Directions -> Write out word for word each line of the records, beginning at the first and stopping after the line with "const data = categories.map((name, i)". Leave the pictures out.

Records for this exercise ->

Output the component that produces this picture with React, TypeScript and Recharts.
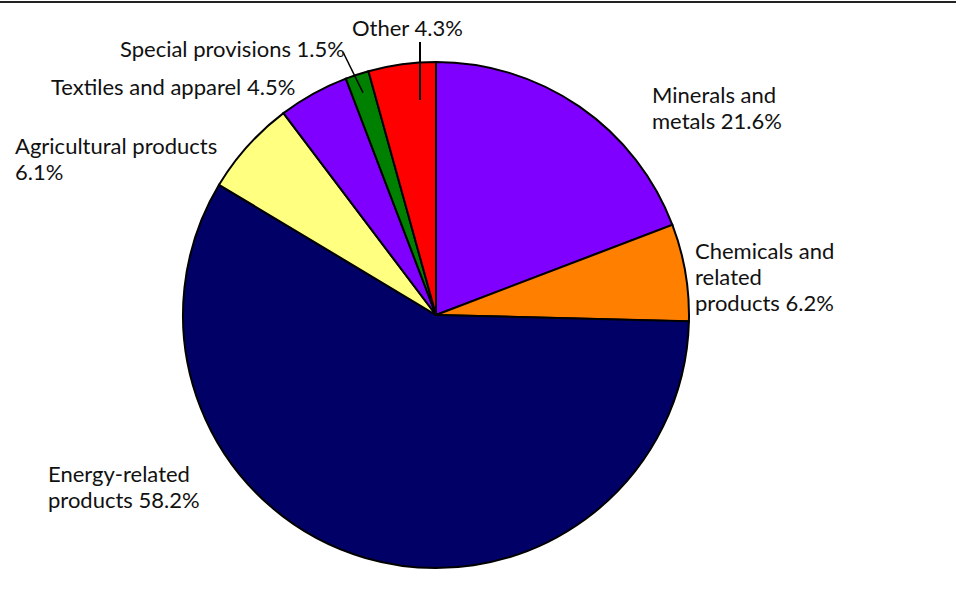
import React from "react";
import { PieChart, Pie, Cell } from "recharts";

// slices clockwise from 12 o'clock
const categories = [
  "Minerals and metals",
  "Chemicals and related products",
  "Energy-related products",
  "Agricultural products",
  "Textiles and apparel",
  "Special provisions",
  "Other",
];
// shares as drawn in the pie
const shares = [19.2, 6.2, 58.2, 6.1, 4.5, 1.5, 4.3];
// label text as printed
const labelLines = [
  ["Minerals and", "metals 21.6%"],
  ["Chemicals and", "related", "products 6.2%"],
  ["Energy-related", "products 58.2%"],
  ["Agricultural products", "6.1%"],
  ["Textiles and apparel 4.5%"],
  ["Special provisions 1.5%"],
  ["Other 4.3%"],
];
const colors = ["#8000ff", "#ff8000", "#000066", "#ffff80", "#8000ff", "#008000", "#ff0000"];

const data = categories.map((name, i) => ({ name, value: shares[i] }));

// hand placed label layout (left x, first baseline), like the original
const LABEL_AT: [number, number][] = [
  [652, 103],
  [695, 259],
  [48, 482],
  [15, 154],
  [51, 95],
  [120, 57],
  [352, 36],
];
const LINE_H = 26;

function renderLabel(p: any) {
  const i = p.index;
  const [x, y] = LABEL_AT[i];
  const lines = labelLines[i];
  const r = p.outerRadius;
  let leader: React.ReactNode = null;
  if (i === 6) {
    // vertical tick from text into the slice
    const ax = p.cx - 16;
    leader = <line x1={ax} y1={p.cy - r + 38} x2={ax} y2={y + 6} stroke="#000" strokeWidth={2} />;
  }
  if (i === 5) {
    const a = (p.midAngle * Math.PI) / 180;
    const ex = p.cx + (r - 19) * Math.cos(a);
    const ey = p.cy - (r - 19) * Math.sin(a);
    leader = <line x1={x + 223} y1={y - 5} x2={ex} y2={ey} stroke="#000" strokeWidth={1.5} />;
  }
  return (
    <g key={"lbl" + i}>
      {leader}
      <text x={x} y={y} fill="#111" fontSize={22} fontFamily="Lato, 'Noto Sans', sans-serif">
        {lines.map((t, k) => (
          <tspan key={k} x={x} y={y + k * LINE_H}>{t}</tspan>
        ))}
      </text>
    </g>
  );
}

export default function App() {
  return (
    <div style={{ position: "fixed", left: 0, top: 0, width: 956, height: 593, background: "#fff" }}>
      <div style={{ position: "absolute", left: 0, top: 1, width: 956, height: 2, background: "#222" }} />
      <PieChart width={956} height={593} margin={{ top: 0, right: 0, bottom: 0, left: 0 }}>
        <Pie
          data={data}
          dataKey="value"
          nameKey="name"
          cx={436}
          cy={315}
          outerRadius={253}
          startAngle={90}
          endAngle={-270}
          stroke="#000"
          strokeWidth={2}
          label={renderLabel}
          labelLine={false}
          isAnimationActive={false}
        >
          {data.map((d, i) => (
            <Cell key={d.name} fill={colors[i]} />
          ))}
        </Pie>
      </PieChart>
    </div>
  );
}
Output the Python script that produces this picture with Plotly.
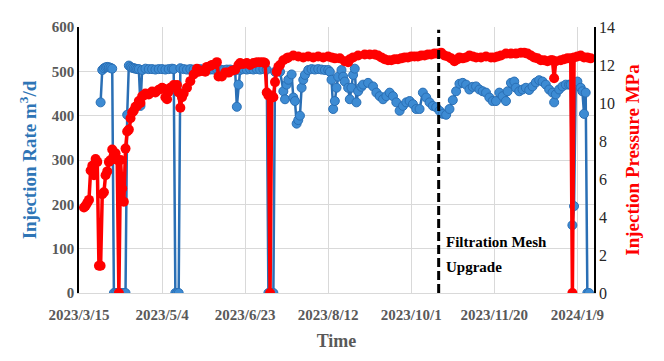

Written reply ->
Output the component that produces this picture with React, TypeScript and Recharts.
import React from "react";
import { PieChart, Pie, Cell } from "recharts";

// slices clockwise from 12 o'clock
const categories = [
  "Minerals and metals",
  "Chemicals and related products",
  "Energy-related products",
  "Agricultural products",
  "Textiles and apparel",
  "Special provisions",
  "Other",
];
// shares as drawn in the pie
const shares = [19.2, 6.2, 58.2, 6.1, 4.5, 1.5, 4.3];
// label text as printed
const labelLines = [
  ["Minerals and", "metals 21.6%"],
  ["Chemicals and", "related", "products 6.2%"],
  ["Energy-related", "products 58.2%"],
  ["Agricultural products", "6.1%"],
  ["Textiles and apparel 4.5%"],
  ["Special provisions 1.5%"],
  ["Other 4.3%"],
];
const colors = ["#8000ff", "#ff8000", "#000066", "#ffff80", "#8000ff", "#008000", "#ff0000"];

const data = categories.map((name, i) => ({ name, value: shares[i] }));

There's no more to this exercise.